The potential of oil shale as a source of energy was well known as early as the late nineteenth century. By the late 1910s government officials came to believe that the Green River Formation would become one of the most important sources of petroleum in the world, leading to President Woodrow Wilson to set aside the region as a National Reserve in 1914. While a brief period of investment ensued in the area, the difficulty of extracting oil from the rock, as well as the cost, proved too great, and the early twentieth century oil shale boom slowly petered out.

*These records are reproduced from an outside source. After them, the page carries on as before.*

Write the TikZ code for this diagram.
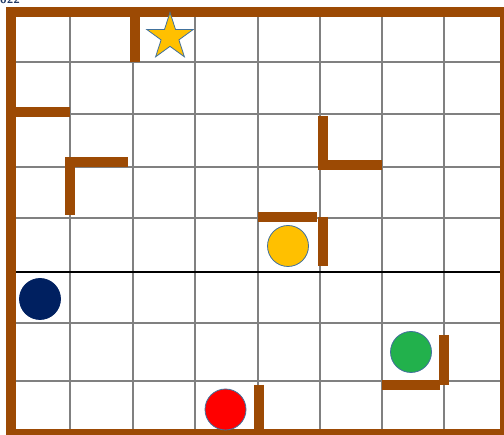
\documentclass[tikz,border=0pt]{standalone}
\usetikzlibrary{shapes.geometric}
\definecolor{wallc}{RGB}{156,74,4}
\definecolor{gridc}{RGB}{128,128,128}
\definecolor{edgec}{RGB}{65,113,156}
\definecolor{goldc}{RGB}{255,192,0}
\definecolor{navyc}{RGB}{0,32,96}
\definecolor{redc}{RGB}{255,0,0}
\definecolor{greenc}{RGB}{34,177,76}
\definecolor{textc}{RGB}{31,56,100}
\begin{document}
\begin{tikzpicture}[x=1pt,y=-1pt,
  wall/.style={draw=wallc, line width=10pt, line cap=butt},
  gridline/.style={draw=gridc, line width=1.8pt},
  token/.style={circle, draw=edgec, line width=0.8pt, minimum size=41pt, inner sep=0pt},
  goal/.style={star, star points=5, star point ratio=2.618, draw=edgec, line width=0.8pt, fill=goldc, minimum size=49pt, inner sep=0pt}]
\useasboundingbox (0,0) rectangle (504,435);
\clip (0,0) rectangle (504,435);
\fill[white] (0,0) rectangle (504,435);
% fragment of title text
\node[anchor=base west, text=textc, font=\sffamily\bfseries\large, inner sep=0pt] (title) at (0,4) {022};
% grid
\foreach \gx in {70,133,195,258,320,382,444} \draw[gridline] (\gx,12) -- (\gx,434);
\foreach \gy in {62,114,167,218,323,381} \draw[gridline] (10,\gy) -- (505,\gy);
\draw[black, line width=1.2pt] (10,272) -- (505,272);
% outer walls
\draw[wall, line join=miter] (10.5,12) rectangle (505,434);
% inner walls
\draw[wall] (135,12) -- (135,62);
\draw[wall] (10,112) -- (70,112);
\draw[wall] (70,157) -- (70,215);
\draw[wall] (75,162) -- (128,162);
\draw[wall] (323,116) -- (323,170);
\draw[wall] (323,165.5) -- (382,165.5);
\draw[wall] (258,217) -- (317,217);
\draw[wall] (323,217) -- (323,266);
\draw[wall] (259,385) -- (259,434);
\draw[wall] (444,335) -- (444,385);
\draw[wall] (382,385) -- (440,385);
% tokens
\node[goal] (star) at (170,37) {};
\node[token, fill=goldc] (yellow) at (288,246) {};
\node[token, fill=navyc, draw=navyc] (navy) at (40,299) {};
\node[token, fill=redc] (red) at (225.5,409.5) {};
\node[token, fill=greenc] (green) at (411,352) {};
\end{tikzpicture}
\end{document}
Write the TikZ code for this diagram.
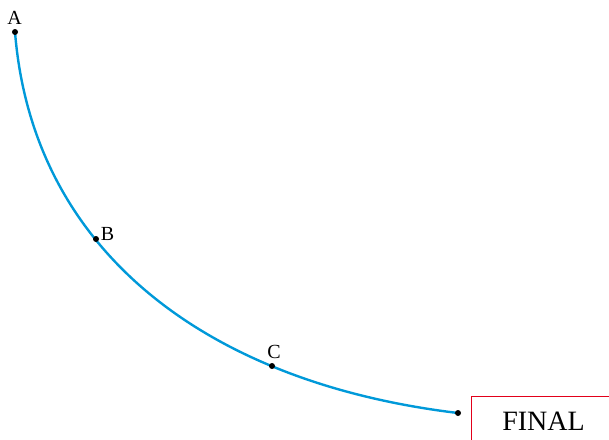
\documentclass[tikz,border=0pt]{standalone}
\usepackage{fontspec}
\setmainfont{Liberation Serif}
\definecolor{curveblue}{RGB}{0,153,217}
\definecolor{boxred}{RGB}{226,0,26}
\begin{document}
\begin{tikzpicture}[x=1pt,y=-1pt,
  dot/.style={circle,fill=black,inner sep=0pt,minimum size=6pt},
  lbl/.style={inner sep=0pt,font=\fontsize{20}{24}\selectfont},
  curve/.style={draw=curveblue,line width=2.4pt}]
\useasboundingbox (0,0) rectangle (609,439);
\begin{scope}
\clip (0,0) rectangle (609,439);
\draw[boxred,line width=1pt] (471,396) rectangle (640,470);
\end{scope}
\node[lbl,font=\fontsize{28}{32}\selectfont] (final) at (543.5,421.5) {FINAL};
\coordinate (A) at (15,32);
\coordinate (B) at (96,239);
\coordinate (C) at (272,366);
\coordinate (D) at (458,413);
\path[curve] (A) .. controls (32.6,252) and (208,383) .. (D);
\node[dot] (dA) at (A) {};
\node[dot] (dB) at (B) {};
\node[dot] (dC) at (C) {};
\node[dot] (dD) at (D) {};
\node[lbl] (lA) at (14.5,18) {A};
\node[lbl] (lB) at (107.5,233.5) {B};
\node[lbl] (lC) at (274,352) {C};
\end{tikzpicture}
\end{document}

Oil shale is rich in a mixture of organic material known as kerogen, which when cooked out of the shale that it is encased turns into petroleum. The problem being that the extraction process is incredibly complicated and so prohibitively expensive. Two methods exist in mining oil shale. The first is to simply strip mine the mineral, and then transport it to a refinery. Beyond the devastation to the landscape such an operation would cause, it is then be necessary to heat the extracted shale to five hundred degrees centigrade in order to produce oil. Such a process is incredibly polluting, producing both solid wastes as well tremendous amounts of green house gases such as carbon dioxide. A second method, called in-situ retorting, involves heating the oil shale in place, and then pumping the kerogen to the surface. While solving the problem of open pit mining, in-situ retorting produces tremendous amounts of nitrogen and other toxins that could potentially poison the ground water.

Besides these immediate concerns, the in-situ requires tremendous amounts of energy, making it economically questionable. In 2005, the High Country News noted that in order to produce 100,000 barrels per day, enough to last about seven-and-a-half minutes at the current U.S. consumption rate, the RAND Corporation estimated that it would require 1,200 megawatts of electricity. “That’s equal to the output of Colorado’s largest coal-fired power plant, in Craig. Producing two million barrels of shale oil per day could require the equivalent of 20 new Craig-sized power plants,” wrote journalist Jennie Lay. Such enormous costs, combined with its negative environmental impacts have long made oil shale more of a dream than a reality for energy producers.

Despite the economic and environmental costs of oil shale, the energy crisis of the 1970s led many major oil companies to invest heavily oil shale. Virtually overnight the rural Colorado communities of Rifle, Silt, and new Castle turned into boomtowns reminiscent gold rushes of the nineteenth century. Both thrilled about the potential economic windfall and yet resentful of the thousands of new comers flooding their towns, locals grappled with rising costs of living as transformative as those found in the state’s growing ski resort communities. Looking to jump into the game, Exxon joined forces with local oil corporation Tosco in building a five billion dollar processing plant near the newly constructed company town of Parachute.

The oil shale boom came to a sudden end in May of 1982, when Exxon pulled the plug on its multi-million dollar Colony Project. Christened “Black Sunday,” the corporation’s closing of the project brought economic ruin to the region.. High paying oil jobs vanished, local banks failed, homes and businesses were foreclosed on.

Oil Shale’s promise, and eventual collapse, was a lesson to all on the damages the West’s boom and bust cycles wreaked on the region’s environment and people. A cycle many feared we might be repeating.